# Bryan Adams



## fretboard (May 31, 2006)

30th anniversary of "Reckless" apparently.

January 12 Victoria
January 14 Vancouver
January 15 Kelowna
January 16 Calgary
January 17 Edmonton
January 19 Regina
January 20 Winnipeg

February 20 Kingston
February 21 Ottawa
February 24 London
February 26 Hamilton
February 27 Montreal
February 28 Toronto


----------



## keto (May 23, 2006)

I'd kind of relegated his music to the scrap heap, being more pop that what my taste runs to these days. But then I actually listened when some if his stuff came on the radio - man, those early hits had some fantastic guitar sounds on them. That said, I don't have any desire to see him now....if I got freebies I'd probably go, but no way I'd pay.


----------



## Judas68fr (Feb 5, 2013)

where did you get the information? I check his website and ticket master from time to time and there is no mention of a gig in Kingston..


----------



## fretboard (May 31, 2006)

Hey Judas68fr - it's up on the Krock site now...

http://www.rogersk-rockcentre.com/events.asp?id=11&pid=675&task=display

**Best double check some of those dates - the info I had shows Kingston on 2/20 - the arena site shows it as 2/21**

- - - Updated - - -

Ottawa on the 20th
Kingston on the 21st

All the others appear to be correct above.


----------



## ezcomes (Jul 28, 2008)

the radio has been talking about it all morning here...

even made the paper...must be a slow news day...

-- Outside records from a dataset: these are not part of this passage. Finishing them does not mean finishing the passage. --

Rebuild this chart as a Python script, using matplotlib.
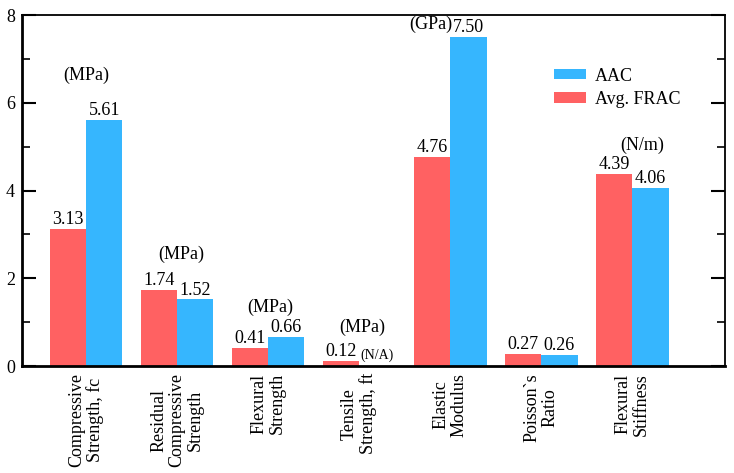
import numpy as np
import matplotlib.pyplot as plt

plt.rcParams['font.family'] = ['Liberation Serif', 'DejaVu Serif']

categories = ['Compressive\nStrength, fc', 'Residual\nCompressive\nStrength',
              'Flexural\nStrength', 'Tensile\nStrength, ft', 'Elastic\nModulus',
              'Poisson`s\nRatio', 'Flexural\nStiffness']
frac = [3.13, 1.74, 0.41, 0.12, 4.76, 0.27, 4.39]
aac = [5.61, 1.52, 0.66, 0.0, 7.50, 0.26, 4.06]
units = ['(MPa)', '(MPa)', '(MPa)', '(MPa)', '', '', '(N/m)']
unit_y = [6.63, 2.55, 1.34, 0.89, None, None, 5.03]
unit_dx = [0.0, 0.05, 0.02, 0.03, 0.0, 0.0, 0.11]

RED = '#ff6162'
BLUE = '#36b6fe'

fig = plt.figure(figsize=(7.34, 4.73), dpi=100)
ax = fig.add_axes([0.030, 0.226, 0.958, 0.742])

x = np.arange(len(categories))
w = 0.4
b_frac = ax.bar(x - w / 2, frac, w, color=RED, label='Avg. FRAC')
b_aac = ax.bar(x + w / 2, aac, w, color=BLUE, label='AAC')

for i in range(len(categories)):
    ax.text(x[i] - w / 2, frac[i] + 0.02, f'{frac[i]:.2f}', ha='center', va='bottom', fontsize=13)
    if aac[i] > 0:
        ax.text(x[i] + w / 2, aac[i] + 0.02, f'{aac[i]:.2f}', ha='center', va='bottom', fontsize=13)

# unit annotations
for i, u in enumerate(units):
    if u:
        ax.text(x[i] + unit_dx[i], unit_y[i], u, ha='center', va='center', fontsize=13)
ax.text(x[4] + 0.03, 7.79, '(GPa)', ha='right', va='center', fontsize=13)
ax.text(x[3] + 0.01, 0.25, '(N/A)', ha='left', va='center', fontsize=10)

ax.set_xlim(-0.703, 7.022)
ax.set_ylim(0, 8)
ax.set_yticks([0, 2, 4, 6, 8])
ax.set_yticks([1, 3, 5, 7], minor=True)
ax.set_xticks(x)
ax.set_xticklabels(categories, rotation=90, fontsize=13, multialignment='center',
                   va='top', ha='center', linespacing=1.1)
ax.tick_params(axis='x', length=0, pad=5)
ax.tick_params(axis='y', which='major', direction='in', length=10, width=1.5,
               right=True, labelsize=13, pad=5)
ax.tick_params(axis='y', which='minor', direction='in', length=6, width=1.2, right=True)

for s in ['top', 'right']:
    ax.spines[s].set_linewidth(1.3)
for s in ['left', 'bottom']:
    ax.spines[s].set_linewidth(2.0)

ax.legend(handles=[b_aac, b_frac], loc='upper left', bbox_to_anchor=(0.733, 0.897),
          frameon=False, fontsize=13, handlelength=1.8, handleheight=0.5,
          labelspacing=0.35, handletextpad=0.5)

fig.savefig('out.png', dpi=100)
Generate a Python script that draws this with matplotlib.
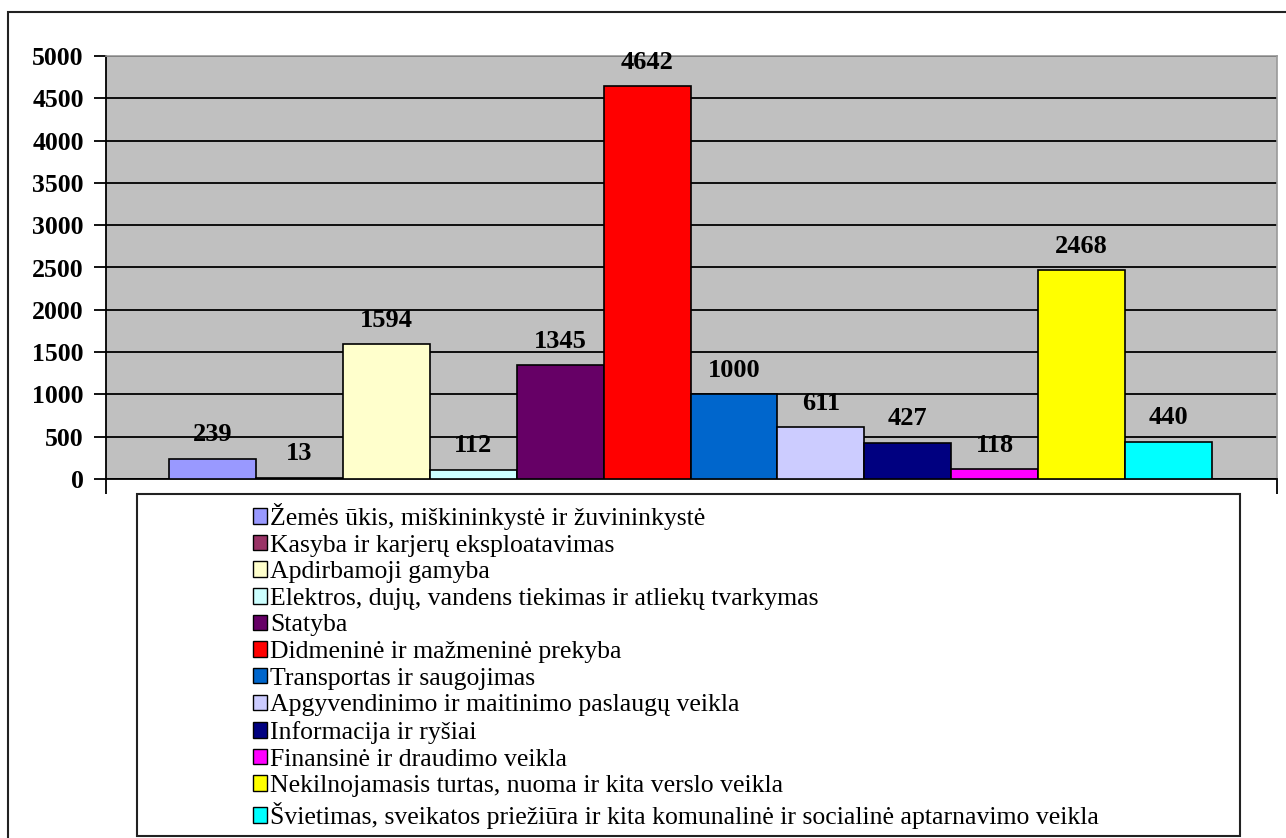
import matplotlib
matplotlib.use("Agg")
import matplotlib.pyplot as plt
from matplotlib.patches import Rectangle, Patch

categories = [
    "Žemės ūkis, miškininkystė ir žuvininkystė",
    "Kasyba ir karjerų eksploatavimas",
    "Apdirbamoji gamyba",
    "Elektros, dujų, vandens tiekimas ir atliekų tvarkymas",
    "Statyba",
    "Didmeninė ir mažmeninė prekyba",
    "Transportas ir saugojimas",
    "Apgyvendinimo ir maitinimo paslaugų veikla",
    "Informacija ir ryšiai",
    "Finansinė ir draudimo veikla",
    "Nekilnojamasis turtas, nuoma ir kita verslo veikla",
    "Švietimas, sveikatos priežiūra ir kita komunalinė ir socialinė aptarnavimo veikla",
]
values = [239, 13, 1594, 112, 1345, 4642, 1000, 611, 427, 118, 2468, 440]
colors = ["#9999FF", "#993366", "#FFFFCC", "#CCFFFF", "#660066", "#FF0000",
          "#0066CC", "#CCCCFF", "#000080", "#FF00FF", "#FFFF00", "#00FFFF"]
yticks = [0, 500, 1000, 1500, 2000, 2500, 3000, 3500, 4000, 4500, 5000]

W, H = 1286, 838
fig = plt.figure(figsize=(W / 100, H / 100), dpi=100)
serif = ["Liberation Serif", "DejaVu Serif"]

# outer frame
fig.patches.append(Rectangle((8 / W, -0.1), 1.2, 1 - 12 / H + 0.1, transform=fig.transFigure,
                             fill=False, edgecolor="#222222", linewidth=1.5, clip_on=False))

left, right, top, bottom = 106, 1277, 56, 479
ax = fig.add_axes([left / W, 1 - bottom / H, (right - left) / W, (bottom - top) / H])
ax.set_facecolor("#C0C0C0")

x = list(range(len(values)))
bars = ax.bar(x, values, width=1.0, color=colors, edgecolor="black", linewidth=1.2, zorder=3)
ax.set_xlim(-0.5 - 63 / 87, 11.5 + 65 / 87)
ax.set_ylim(0, 5000)
ax.set_yticks(yticks)
ax.set_yticklabels([str(t) for t in yticks], fontfamily=serif, fontweight="bold", fontsize=18.5)
ax.yaxis.grid(True, color="black", linewidth=1.3, zorder=1)
ax.set_axisbelow(True)
ax.tick_params(axis="y", direction="out", length=9, width=1.3, pad=7, colors="black")
ax.set_xticks([-0.5 - 63 / 87, 11.5 + 65 / 87])
ax.set_xticklabels(["", ""])
ax.tick_params(axis="x", direction="out", length=11, width=1.3)

for s in ["left", "bottom"]:
    ax.spines[s].set_color("black")
    ax.spines[s].set_linewidth(1.3)
for s in ["top", "right"]:
    ax.spines[s].set_color("#999999")
    ax.spines[s].set_linewidth(1.2)

for xi, v in zip(x, values):
    ax.annotate(str(v), (xi, v), xytext=(0, 9), textcoords="offset points",
                ha="center", va="bottom", fontfamily=serif, fontweight="bold", fontsize=19,
                zorder=5)

# legend box
fig.patches.append(Rectangle((137 / W, 1 - 836 / H), (1240 - 137) / W, (836 - 494) / H,
                             transform=fig.transFigure, fill=True, facecolor="white",
                             edgecolor="#222222", linewidth=1.5))
handles = [Patch(facecolor=c, edgecolor="black", linewidth=1.0) for c in colors]
fig.legend(handles, categories, loc="upper left", bbox_to_anchor=(253 / W, 1 - 503 / H),
           frameon=False, prop={"family": serif, "size": 18.5},
           handlelength=0.55, handleheight=0.55, handletextpad=0.12, labelspacing=0.18,
           borderpad=0, borderaxespad=0)

fig.savefig("out.png", dpi=100, facecolor="white")
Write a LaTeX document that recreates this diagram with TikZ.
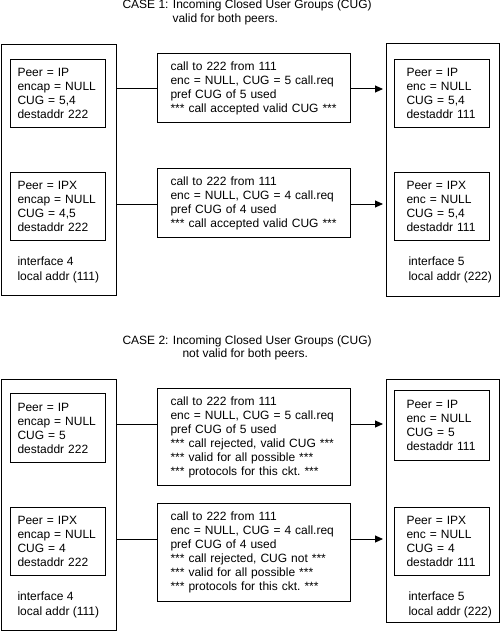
\documentclass[tikz,border=0pt]{standalone}
\usepackage{fontspec}
\setmainfont{Liberation Sans}
\usetikzlibrary{calc, arrows.meta}

\begin{document}
\begin{tikzpicture}[x=1pt,y=-1pt,line width=1pt,
  every node/.style={inner sep=0pt,font=\fontsize{12}{14}\selectfont},
  outer/.style={draw,anchor=north west,minimum width=113pt},
  peer/.style={draw,anchor=north west,minimum width=95pt,minimum height=68pt,text width=81pt,align=left},
  rpeer/.style={peer,text width=71pt},
  call/.style={draw,anchor=north west,minimum width=193pt,text width=167pt,align=left},
  addr/.style={anchor=west,align=left,font=\fontsize{12}{15}\selectfont},
  title/.style={anchor=base west},
  link/.style={-{Triangle[length=8pt,width=7pt]},shorten >=3pt}]
  \useasboundingbox (0,0) rectangle (500,631);

  % case 1
  \node[title] (t1) at (122,9) {CASE 1: Incoming Closed User Groups (CUG)};
  \node[title] (t1b) at (172,23) {valid for both peers.};
  \node[outer,minimum width=115pt,minimum height=251pt] (l1) at (0.5,44) {};
  \node[peer] (l1a) at (10,59) {Peer = IP\\encap = NULL\\CUG = 5,4\\destaddr 222};
  \node[peer] (l1b) at (10,172) {Peer = IPX\\encap = NULL\\CUG = 4,5\\destaddr 222};
  \node[addr] (l1c) at (17,270) {interface 4\\local addr (111)};
  \node[call,minimum height=69pt] (m1) at (157,53) {call to 222 from 111\\enc = NULL, CUG = 5 call.req\\pref CUG of 5 used\\{}*** call accepted valid CUG ***};
  \node[call,minimum height=69pt] (m2) at (157,168) {call to 222 from 111\\enc = NULL, CUG = 4 call.req\\pref CUG of 4 used\\{}*** call accepted valid CUG ***};
  \node[outer,minimum height=253pt] (r1) at (386,43) {};
  \node[rpeer] (r1a) at (394,59) {Peer = IP\\enc = NULL\\CUG = 5,4\\destaddr 111};
  \node[rpeer] (r1b) at (394,172) {Peer = IPX\\enc = NULL\\CUG = 5,4\\destaddr 111};
  \node[addr] (r1c) at (408,270) {interface 5\\local addr (222)};

  % case 2
  \node[title] (t2) at (122,344) {CASE 2: Incoming Closed User Groups (CUG)};
  \node[title] (t2b) at (182,357) {not valid for both peers.};
  \node[outer,minimum width=115pt,minimum height=251pt] (l2) at (0.5,379) {};
  \node[peer,minimum height=69pt] (l2a) at (10,393) {Peer = IP\\encap = NULL\\CUG = 5\\destaddr 222};
  \node[peer] (l2b) at (10,507) {Peer = IPX\\encap = NULL\\CUG = 4\\destaddr 222};
  \node[addr] (l2c) at (17,605) {interface 4\\local addr (111)};
  \node[call,minimum height=97pt] (m3) at (157,388) {call to 222 from 111\\enc = NULL, CUG = 5 call.req\\pref CUG of 5 used\\{}*** call rejected, valid CUG ***\\{}*** valid for all possible ***\\{}*** protocols for this ckt.\ ***};
  \node[call,minimum height=98pt] (m4) at (157,503) {call to 222 from 111\\enc = NULL, CUG = 4 call.req\\pref CUG of 4 used\\{}*** call rejected, CUG not ***\\{}*** valid for all possible ***\\{}*** protocols for this ckt.\ ***};
  \node[outer,minimum height=243pt] (r2) at (386,379) {};
  \node[rpeer,minimum height=70pt] (r2a) at (394,390) {Peer = IP\\enc = NULL\\CUG = 5\\destaddr 111};
  \node[rpeer] (r2b) at (394,507) {Peer = IPX\\enc = NULL\\CUG = 4\\destaddr 111};
  \node[addr] (r2c) at (408,605) {interface 5\\local addr (222)};

  \foreach \m/\l/\r in {m1/l1/r1,m2/l1/r1,m3/l2/r2,m4/l2/r2} {
    \coordinate (c) at ($(\m.north west)+(0,36)$);
    \draw (\m.west |- c) -- (\l.east |- c);
    \draw[link] (\m.east |- c) -- (\r.west |- c);
  }
\end{tikzpicture}
\end{document}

http://www.thewhig.com/2014/09/16/bryan-adams-plays-kingston-in-february


----------



## Judas68fr (Feb 5, 2013)

thanks guys! I know where I will be on Feb 21/22!


----------



## Rick31797 (Apr 20, 2007)

waking up the neighbours . pretty awesome songs on there, had the same producer at the time as def leppard and you can hear the def leppard influence. like touch the hand , and dont drop the bomb on me... 




keto said:


> I'd kind of relegated his music to the scrap heap, being more pop that what my taste runs to these days. But then I actually listened when some if his stuff came on the radio - man, those early hits had some fantastic guitar sounds on them. That said, I don't have any desire to see him now....if I got freebies I'd probably go, but no way I'd pay.


- - - Updated - - -

I wonder were or when you could get a set list of the songs he will be playing...


----------



## 55 Jr (May 3, 2006)

I'll be there!!!

And I really should bring Keith a card and a bottle of something!

I have "borrowed" so much of his stuff from the "Into the fire" album.

Some nights I AM Keith Scott.


----------